— Start of Available data —

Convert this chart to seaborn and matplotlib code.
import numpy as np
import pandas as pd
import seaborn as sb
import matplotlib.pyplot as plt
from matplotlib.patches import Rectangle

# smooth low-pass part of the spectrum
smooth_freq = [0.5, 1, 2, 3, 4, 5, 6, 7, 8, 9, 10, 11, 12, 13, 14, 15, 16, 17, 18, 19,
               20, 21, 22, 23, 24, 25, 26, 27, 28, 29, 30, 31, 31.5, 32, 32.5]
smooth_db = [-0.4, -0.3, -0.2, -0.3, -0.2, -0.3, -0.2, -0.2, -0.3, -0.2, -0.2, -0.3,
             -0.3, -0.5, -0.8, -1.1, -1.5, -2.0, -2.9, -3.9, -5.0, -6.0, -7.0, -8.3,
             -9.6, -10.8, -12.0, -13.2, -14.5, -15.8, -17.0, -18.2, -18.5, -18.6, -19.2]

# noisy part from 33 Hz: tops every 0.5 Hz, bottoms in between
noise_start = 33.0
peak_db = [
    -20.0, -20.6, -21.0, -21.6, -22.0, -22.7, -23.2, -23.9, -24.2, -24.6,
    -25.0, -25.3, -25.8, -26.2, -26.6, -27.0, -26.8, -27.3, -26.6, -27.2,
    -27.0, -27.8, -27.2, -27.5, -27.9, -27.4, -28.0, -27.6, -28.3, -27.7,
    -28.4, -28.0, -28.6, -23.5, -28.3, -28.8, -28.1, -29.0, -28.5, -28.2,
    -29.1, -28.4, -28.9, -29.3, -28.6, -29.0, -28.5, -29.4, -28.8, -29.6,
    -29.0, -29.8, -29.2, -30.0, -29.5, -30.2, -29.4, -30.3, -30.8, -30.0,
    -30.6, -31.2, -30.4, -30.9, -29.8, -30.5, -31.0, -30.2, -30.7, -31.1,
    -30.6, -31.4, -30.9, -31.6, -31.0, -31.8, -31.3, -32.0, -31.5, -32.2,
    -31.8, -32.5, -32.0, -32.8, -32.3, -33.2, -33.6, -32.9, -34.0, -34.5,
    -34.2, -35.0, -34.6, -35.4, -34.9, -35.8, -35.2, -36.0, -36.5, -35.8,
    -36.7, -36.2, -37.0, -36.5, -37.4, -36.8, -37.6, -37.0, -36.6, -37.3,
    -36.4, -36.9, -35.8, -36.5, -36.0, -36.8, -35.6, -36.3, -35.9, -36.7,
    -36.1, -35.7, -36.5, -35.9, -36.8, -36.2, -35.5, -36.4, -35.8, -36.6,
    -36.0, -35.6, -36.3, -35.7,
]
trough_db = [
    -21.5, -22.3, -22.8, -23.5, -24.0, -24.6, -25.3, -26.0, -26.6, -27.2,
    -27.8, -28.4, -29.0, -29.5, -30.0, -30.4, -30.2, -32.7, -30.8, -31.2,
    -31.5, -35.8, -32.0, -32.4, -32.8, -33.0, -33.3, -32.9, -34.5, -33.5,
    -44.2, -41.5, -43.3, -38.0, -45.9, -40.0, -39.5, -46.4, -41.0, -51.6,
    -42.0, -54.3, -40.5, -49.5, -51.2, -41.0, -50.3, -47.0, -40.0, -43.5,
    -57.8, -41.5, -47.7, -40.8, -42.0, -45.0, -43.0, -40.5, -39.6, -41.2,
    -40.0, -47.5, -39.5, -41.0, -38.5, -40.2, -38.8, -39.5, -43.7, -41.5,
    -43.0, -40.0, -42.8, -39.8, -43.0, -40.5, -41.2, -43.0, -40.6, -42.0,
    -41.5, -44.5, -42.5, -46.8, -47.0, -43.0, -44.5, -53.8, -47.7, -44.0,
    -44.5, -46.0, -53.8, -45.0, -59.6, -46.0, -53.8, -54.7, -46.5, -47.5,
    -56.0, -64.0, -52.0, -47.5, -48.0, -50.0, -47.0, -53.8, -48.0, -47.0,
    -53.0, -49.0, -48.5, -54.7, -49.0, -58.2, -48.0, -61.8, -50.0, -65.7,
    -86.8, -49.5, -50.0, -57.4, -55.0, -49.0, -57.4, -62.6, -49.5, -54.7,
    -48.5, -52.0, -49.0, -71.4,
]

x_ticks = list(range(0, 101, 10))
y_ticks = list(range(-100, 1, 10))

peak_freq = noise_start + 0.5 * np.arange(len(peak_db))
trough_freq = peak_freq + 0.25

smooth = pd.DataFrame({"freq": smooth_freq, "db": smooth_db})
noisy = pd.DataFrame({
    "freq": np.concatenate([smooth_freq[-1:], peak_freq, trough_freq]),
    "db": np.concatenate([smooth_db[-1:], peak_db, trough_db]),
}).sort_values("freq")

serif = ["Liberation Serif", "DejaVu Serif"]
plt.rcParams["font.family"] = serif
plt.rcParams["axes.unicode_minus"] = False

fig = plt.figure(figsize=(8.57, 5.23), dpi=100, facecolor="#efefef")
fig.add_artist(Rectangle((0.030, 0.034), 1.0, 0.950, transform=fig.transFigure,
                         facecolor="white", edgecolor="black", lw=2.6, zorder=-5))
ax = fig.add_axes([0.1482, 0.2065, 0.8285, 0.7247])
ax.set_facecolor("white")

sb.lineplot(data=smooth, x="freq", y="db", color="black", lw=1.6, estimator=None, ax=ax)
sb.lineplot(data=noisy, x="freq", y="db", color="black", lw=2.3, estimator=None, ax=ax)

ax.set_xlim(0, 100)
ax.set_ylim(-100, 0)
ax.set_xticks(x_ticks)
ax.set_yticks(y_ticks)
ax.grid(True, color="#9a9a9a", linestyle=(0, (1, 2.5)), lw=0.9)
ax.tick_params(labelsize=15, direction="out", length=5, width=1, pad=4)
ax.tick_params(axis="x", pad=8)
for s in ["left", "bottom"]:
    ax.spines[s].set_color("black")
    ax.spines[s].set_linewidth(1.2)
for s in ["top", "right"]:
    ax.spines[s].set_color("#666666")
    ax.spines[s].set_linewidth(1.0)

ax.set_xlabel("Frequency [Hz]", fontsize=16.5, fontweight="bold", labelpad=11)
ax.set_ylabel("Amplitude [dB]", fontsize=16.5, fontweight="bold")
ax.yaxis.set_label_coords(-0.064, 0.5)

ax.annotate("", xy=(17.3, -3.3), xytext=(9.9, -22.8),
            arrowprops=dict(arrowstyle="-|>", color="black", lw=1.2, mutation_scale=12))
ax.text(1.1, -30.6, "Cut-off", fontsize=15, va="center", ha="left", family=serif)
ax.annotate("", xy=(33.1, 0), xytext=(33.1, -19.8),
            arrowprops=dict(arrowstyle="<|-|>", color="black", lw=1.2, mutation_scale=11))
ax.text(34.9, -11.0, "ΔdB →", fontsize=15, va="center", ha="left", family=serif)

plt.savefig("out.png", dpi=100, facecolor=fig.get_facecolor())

— End of Available data —

▶ **Problem description**
Can you reproduce all the material exactly?

▶ **Exercise response**
Convert this chart to seaborn and matplotlib code.
import numpy as np
import pandas as pd
import seaborn as sb
import matplotlib.pyplot as plt
from matplotlib.patches import Rectangle

# smooth low-pass part of the spectrum
smooth_freq = [0.5, 1, 2, 3, 4, 5, 6, 7, 8, 9, 10, 11, 12, 13, 14, 15, 16, 17, 18, 19,
               20, 21, 22, 23, 24, 25, 26, 27, 28, 29, 30, 31, 31.5, 32, 32.5]
smooth_db = [-0.4, -0.3, -0.2, -0.3, -0.2, -0.3, -0.2, -0.2, -0.3, -0.2, -0.2, -0.3,
             -0.3, -0.5, -0.8, -1.1, -1.5, -2.0, -2.9, -3.9, -5.0, -6.0, -7.0, -8.3,
             -9.6, -10.8, -12.0, -13.2, -14.5, -15.8, -17.0, -18.2, -18.5, -18.6, -19.2]

# noisy part from 33 Hz: tops every 0.5 Hz, bottoms in between
noise_start = 33.0
peak_db = [
    -20.0, -20.6, -21.0, -21.6, -22.0, -22.7, -23.2, -23.9, -24.2, -24.6,
    -25.0, -25.3, -25.8, -26.2, -26.6, -27.0, -26.8, -27.3, -26.6, -27.2,
    -27.0, -27.8, -27.2, -27.5, -27.9, -27.4, -28.0, -27.6, -28.3, -27.7,
    -28.4, -28.0, -28.6, -23.5, -28.3, -28.8, -28.1, -29.0, -28.5, -28.2,
    -29.1, -28.4, -28.9, -29.3, -28.6, -29.0, -28.5, -29.4, -28.8, -29.6,
    -29.0, -29.8, -29.2, -30.0, -29.5, -30.2, -29.4, -30.3, -30.8, -30.0,
    -30.6, -31.2, -30.4, -30.9, -29.8, -30.5, -31.0, -30.2, -30.7, -31.1,
    -30.6, -31.4, -30.9, -31.6, -31.0, -31.8, -31.3, -32.0, -31.5, -32.2,
    -31.8, -32.5, -32.0, -32.8, -32.3, -33.2, -33.6, -32.9, -34.0, -34.5,
    -34.2, -35.0, -34.6, -35.4, -34.9, -35.8, -35.2, -36.0, -36.5, -35.8,
    -36.7, -36.2, -37.0, -36.5, -37.4, -36.8, -37.6, -37.0, -36.6, -37.3,
    -36.4, -36.9, -35.8, -36.5, -36.0, -36.8, -35.6, -36.3, -35.9, -36.7,
    -36.1, -35.7, -36.5, -35.9, -36.8, -36.2, -35.5, -36.4, -35.8, -36.6,
    -36.0, -35.6, -36.3, -35.7,
]
trough_db = [
    -21.5, -22.3, -22.8, -23.5, -24.0, -24.6, -25.3, -26.0, -26.6, -27.2,
    -27.8, -28.4, -29.0, -29.5, -30.0, -30.4, -30.2, -32.7, -30.8, -31.2,
    -31.5, -35.8, -32.0, -32.4, -32.8, -33.0, -33.3, -32.9, -34.5, -33.5,
    -44.2, -41.5, -43.3, -38.0, -45.9, -40.0, -39.5, -46.4, -41.0, -51.6,
    -42.0, -54.3, -40.5, -49.5, -51.2, -41.0, -50.3, -47.0, -40.0, -43.5,
    -57.8, -41.5, -47.7, -40.8, -42.0, -45.0, -43.0, -40.5, -39.6, -41.2,
    -40.0, -47.5, -39.5, -41.0, -38.5, -40.2, -38.8, -39.5, -43.7, -41.5,
    -43.0, -40.0, -42.8, -39.8, -43.0, -40.5, -41.2, -43.0, -40.6, -42.0,
    -41.5, -44.5, -42.5, -46.8, -47.0, -43.0, -44.5, -53.8, -47.7, -44.0,
    -44.5, -46.0, -53.8, -45.0, -59.6, -46.0, -53.8, -54.7, -46.5, -47.5,
    -56.0, -64.0, -52.0, -47.5, -48.0, -50.0, -47.0, -53.8, -48.0, -47.0,
    -53.0, -49.0, -48.5, -54.7, -49.0, -58.2, -48.0, -61.8, -50.0, -65.7,
    -86.8, -49.5, -50.0, -57.4, -55.0, -49.0, -57.4, -62.6, -49.5, -54.7,
    -48.5, -52.0, -49.0, -71.4,
]

x_ticks = list(range(0, 101, 10))
y_ticks = list(range(-100, 1, 10))

peak_freq = noise_start + 0.5 * np.arange(len(peak_db))
trough_freq = peak_freq + 0.25

smooth = pd.DataFrame({"freq": smooth_freq, "db": smooth_db})
noisy = pd.DataFrame({
    "freq": np.concatenate([smooth_freq[-1:], peak_freq, trough_freq]),
    "db": np.concatenate([smooth_db[-1:], peak_db, trough_db]),
}).sort_values("freq")

serif = ["Liberation Serif", "DejaVu Serif"]
plt.rcParams["font.family"] = serif
plt.rcParams["axes.unicode_minus"] = False

fig = plt.figure(figsize=(8.57, 5.23), dpi=100, facecolor="#efefef")
fig.add_artist(Rectangle((0.030, 0.034), 1.0, 0.950, transform=fig.transFigure,
                         facecolor="white", edgecolor="black", lw=2.6, zorder=-5))
ax = fig.add_axes([0.1482, 0.2065, 0.8285, 0.7247])
ax.set_facecolor("white")

sb.lineplot(data=smooth, x="freq", y="db", color="black", lw=1.6, estimator=None, ax=ax)
sb.lineplot(data=noisy, x="freq", y="db", color="black", lw=2.3, estimator=None, ax=ax)

ax.set_xlim(0, 100)
ax.set_ylim(-100, 0)
ax.set_xticks(x_ticks)
ax.set_yticks(y_ticks)
ax.grid(True, color="#9a9a9a", linestyle=(0, (1, 2.5)), lw=0.9)
ax.tick_params(labelsize=15, direction="out", length=5, width=1, pad=4)
ax.tick_params(axis="x", pad=8)
for s in ["left", "bottom"]:
    ax.spines[s].set_color("black")
    ax.spines[s].set_linewidth(1.2)
for s in ["top", "right"]:
    ax.spines[s].set_color("#666666")
    ax.spines[s].set_linewidth(1.0)

ax.set_xlabel("Frequency [Hz]", fontsize=16.5, fontweight="bold", labelpad=11)
ax.set_ylabel("Amplitude [dB]", fontsize=16.5, fontweight="bold")
ax.yaxis.set_label_coords(-0.064, 0.5)

ax.annotate("", xy=(17.3, -3.3), xytext=(9.9, -22.8),
            arrowprops=dict(arrowstyle="-|>", color="black", lw=1.2, mutation_scale=12))
ax.text(1.1, -30.6, "Cut-off", fontsize=15, va="center", ha="left", family=serif)
ax.annotate("", xy=(33.1, 0), xytext=(33.1, -19.8),
            arrowprops=dict(arrowstyle="<|-|>", color="black", lw=1.2, mutation_scale=11))
ax.text(34.9, -11.0, "ΔdB →", fontsize=15, va="center", ha="left", family=serif)

plt.savefig("out.png", dpi=100, facecolor=fig.get_facecolor())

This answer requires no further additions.